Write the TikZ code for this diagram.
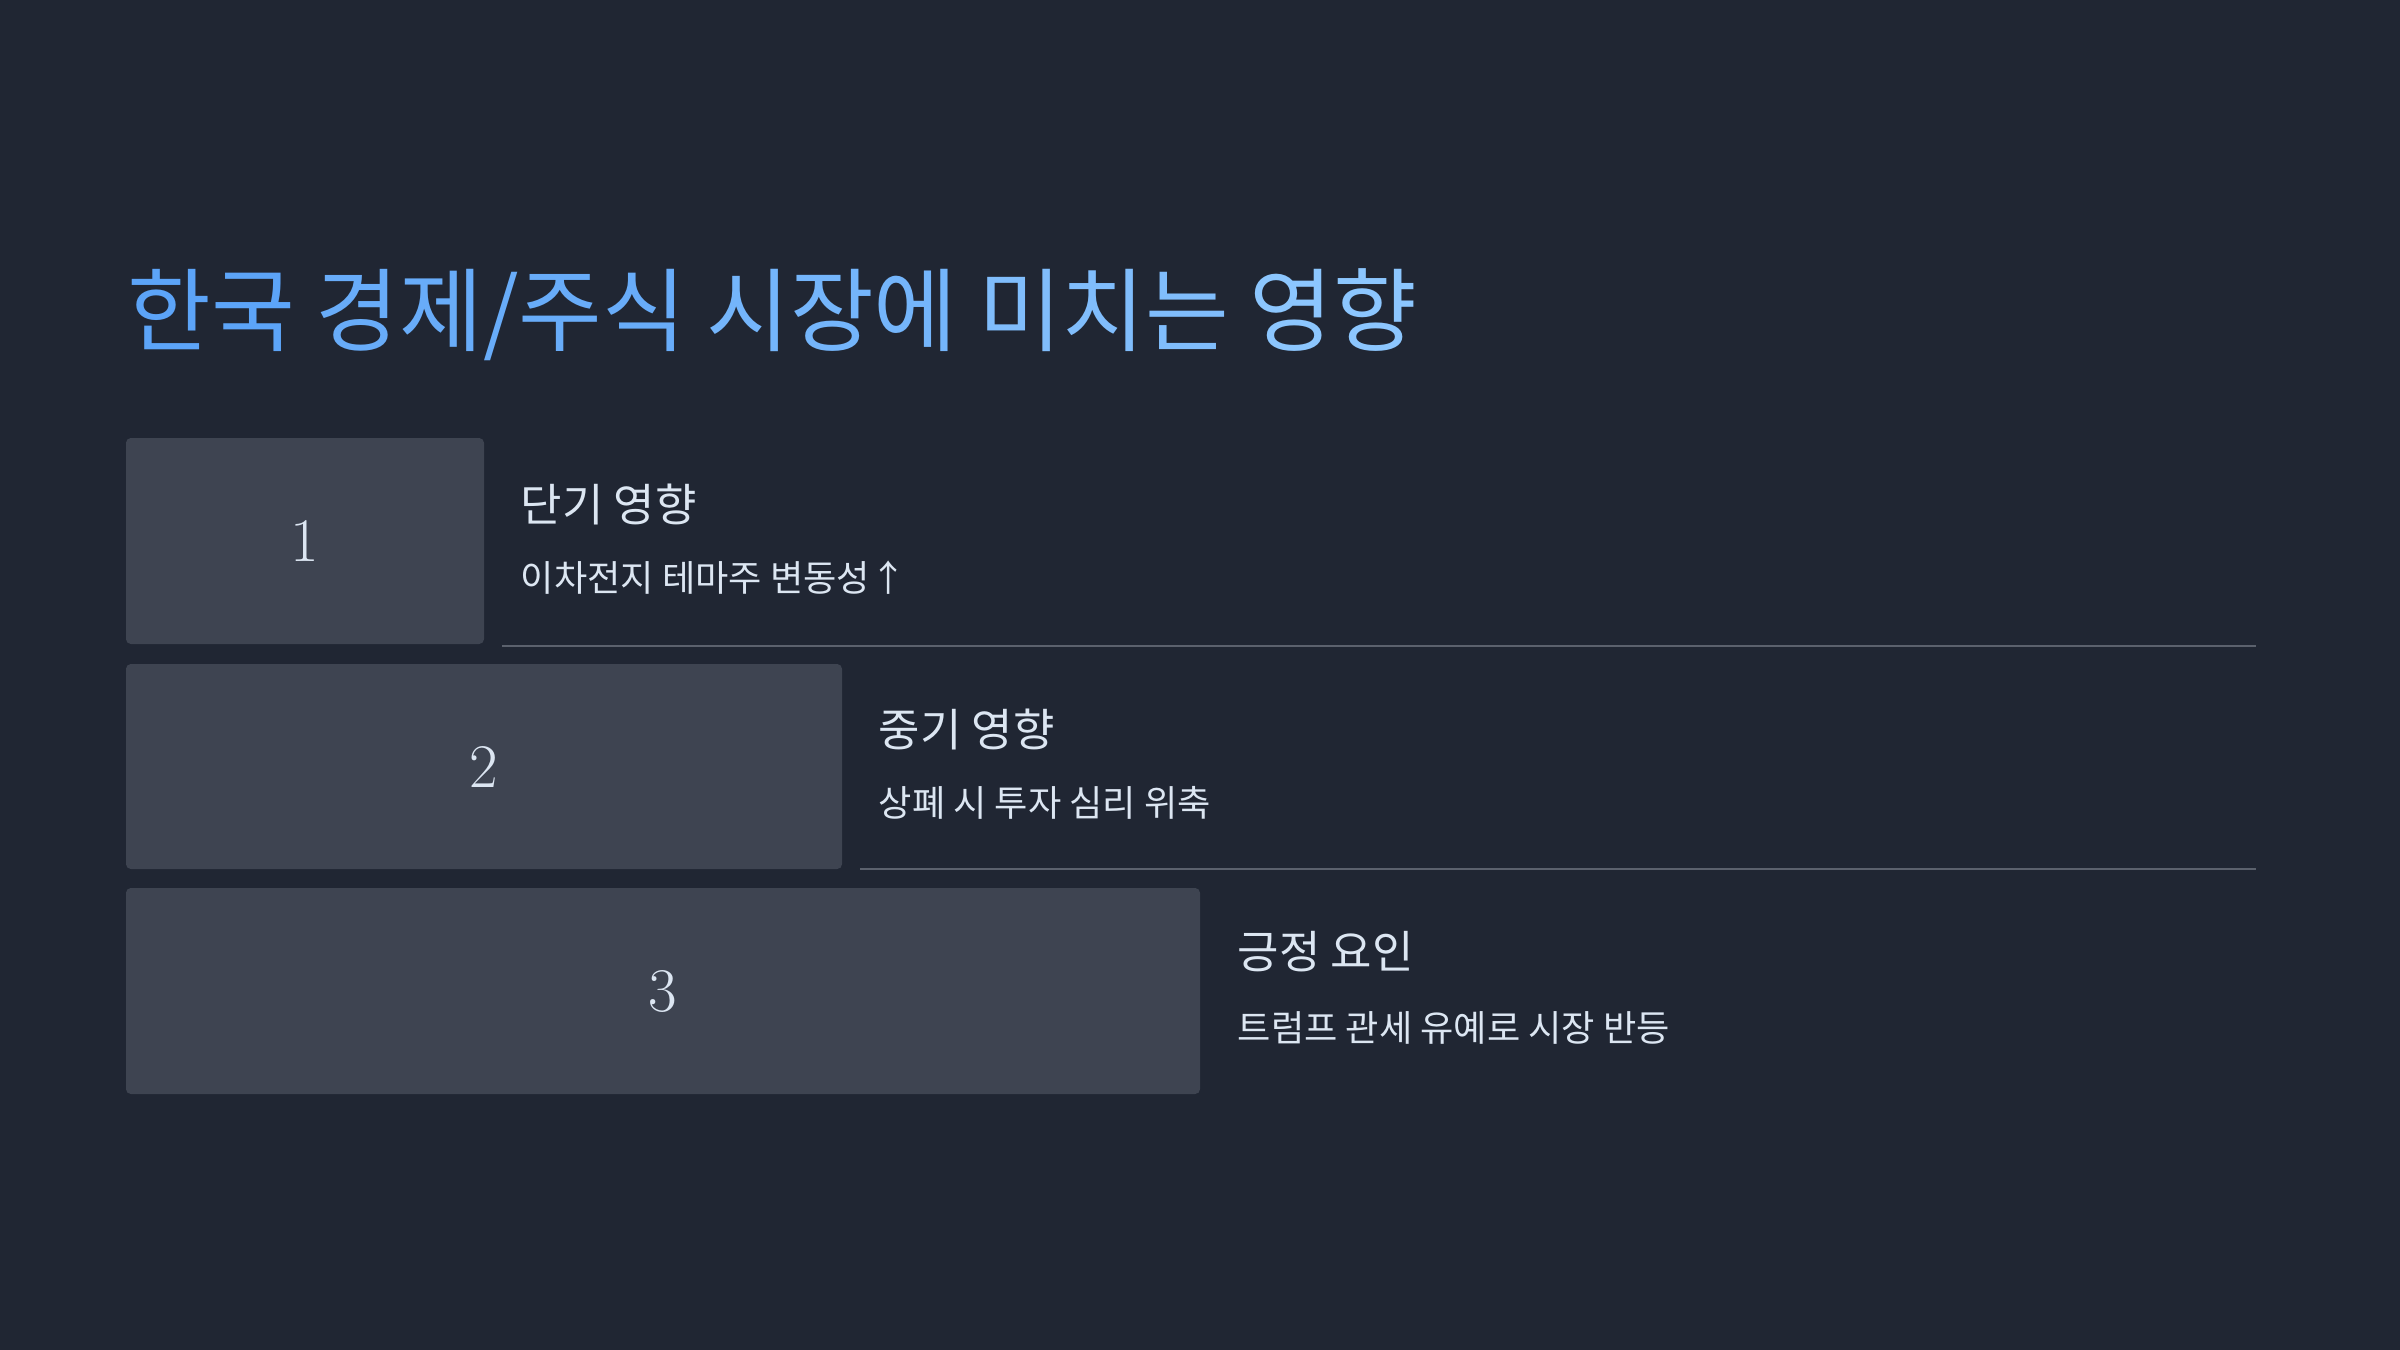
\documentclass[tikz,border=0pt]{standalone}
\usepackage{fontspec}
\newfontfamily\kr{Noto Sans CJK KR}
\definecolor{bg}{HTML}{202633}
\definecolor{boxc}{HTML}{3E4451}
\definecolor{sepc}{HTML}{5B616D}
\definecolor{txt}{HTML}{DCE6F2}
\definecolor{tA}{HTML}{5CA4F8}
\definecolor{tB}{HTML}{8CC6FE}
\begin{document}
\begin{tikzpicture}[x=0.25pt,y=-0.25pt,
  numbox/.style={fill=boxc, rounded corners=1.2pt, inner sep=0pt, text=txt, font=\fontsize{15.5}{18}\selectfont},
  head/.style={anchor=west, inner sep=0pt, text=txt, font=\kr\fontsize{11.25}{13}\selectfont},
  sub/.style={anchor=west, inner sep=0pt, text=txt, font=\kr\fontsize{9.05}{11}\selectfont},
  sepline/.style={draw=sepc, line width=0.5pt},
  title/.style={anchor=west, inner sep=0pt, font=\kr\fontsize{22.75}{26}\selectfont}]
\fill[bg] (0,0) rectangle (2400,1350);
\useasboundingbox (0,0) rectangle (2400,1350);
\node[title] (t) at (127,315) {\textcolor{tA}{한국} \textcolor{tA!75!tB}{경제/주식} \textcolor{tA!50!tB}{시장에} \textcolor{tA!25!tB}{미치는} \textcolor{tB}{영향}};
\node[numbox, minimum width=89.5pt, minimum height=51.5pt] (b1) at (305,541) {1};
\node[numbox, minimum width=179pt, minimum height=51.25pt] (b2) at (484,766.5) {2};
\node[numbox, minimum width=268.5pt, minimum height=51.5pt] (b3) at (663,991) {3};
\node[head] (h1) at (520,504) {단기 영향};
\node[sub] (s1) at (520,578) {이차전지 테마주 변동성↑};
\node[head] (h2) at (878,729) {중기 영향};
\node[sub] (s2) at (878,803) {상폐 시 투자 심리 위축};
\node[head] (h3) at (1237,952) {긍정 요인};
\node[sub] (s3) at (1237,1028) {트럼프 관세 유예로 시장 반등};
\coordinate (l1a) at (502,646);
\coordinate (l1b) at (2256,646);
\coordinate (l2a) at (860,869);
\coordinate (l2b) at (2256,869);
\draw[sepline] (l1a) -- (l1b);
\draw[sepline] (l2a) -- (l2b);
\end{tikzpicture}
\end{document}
━━━
* **WHAT TO PRODUCE**
Leave out all pictures, then copy the remaining material exactly.

* **TASK RESPONSE**
Write the TikZ code for this diagram.
\documentclass[tikz,border=0pt]{standalone}
\usepackage{fontspec}
\newfontfamily\kr{Noto Sans CJK KR}
\definecolor{bg}{HTML}{202633}
\definecolor{boxc}{HTML}{3E4451}
\definecolor{sepc}{HTML}{5B616D}
\definecolor{txt}{HTML}{DCE6F2}
\definecolor{tA}{HTML}{5CA4F8}
\definecolor{tB}{HTML}{8CC6FE}
\begin{document}
\begin{tikzpicture}[x=0.25pt,y=-0.25pt,
  numbox/.style={fill=boxc, rounded corners=1.2pt, inner sep=0pt, text=txt, font=\fontsize{15.5}{18}\selectfont},
  head/.style={anchor=west, inner sep=0pt, text=txt, font=\kr\fontsize{11.25}{13}\selectfont},
  sub/.style={anchor=west, inner sep=0pt, text=txt, font=\kr\fontsize{9.05}{11}\selectfont},
  sepline/.style={draw=sepc, line width=0.5pt},
  title/.style={anchor=west, inner sep=0pt, font=\kr\fontsize{22.75}{26}\selectfont}]
\fill[bg] (0,0) rectangle (2400,1350);
\useasboundingbox (0,0) rectangle (2400,1350);
\node[title] (t) at (127,315) {\textcolor{tA}{한국} \textcolor{tA!75!tB}{경제/주식} \textcolor{tA!50!tB}{시장에} \textcolor{tA!25!tB}{미치는} \textcolor{tB}{영향}};
\node[numbox, minimum width=89.5pt, minimum height=51.5pt] (b1) at (305,541) {1};
\node[numbox, minimum width=179pt, minimum height=51.25pt] (b2) at (484,766.5) {2};
\node[numbox, minimum width=268.5pt, minimum height=51.5pt] (b3) at (663,991) {3};
\node[head] (h1) at (520,504) {단기 영향};
\node[sub] (s1) at (520,578) {이차전지 테마주 변동성↑};
\node[head] (h2) at (878,729) {중기 영향};
\node[sub] (s2) at (878,803) {상폐 시 투자 심리 위축};
\node[head] (h3) at (1237,952) {긍정 요인};
\node[sub] (s3) at (1237,1028) {트럼프 관세 유예로 시장 반등};
\coordinate (l1a) at (502,646);
\coordinate (l1b) at (2256,646);
\coordinate (l2a) at (860,869);
\coordinate (l2b) at (2256,869);
\draw[sepline] (l1a) -- (l1b);
\draw[sepline] (l2a) -- (l2b);
\end{tikzpicture}
\end{document}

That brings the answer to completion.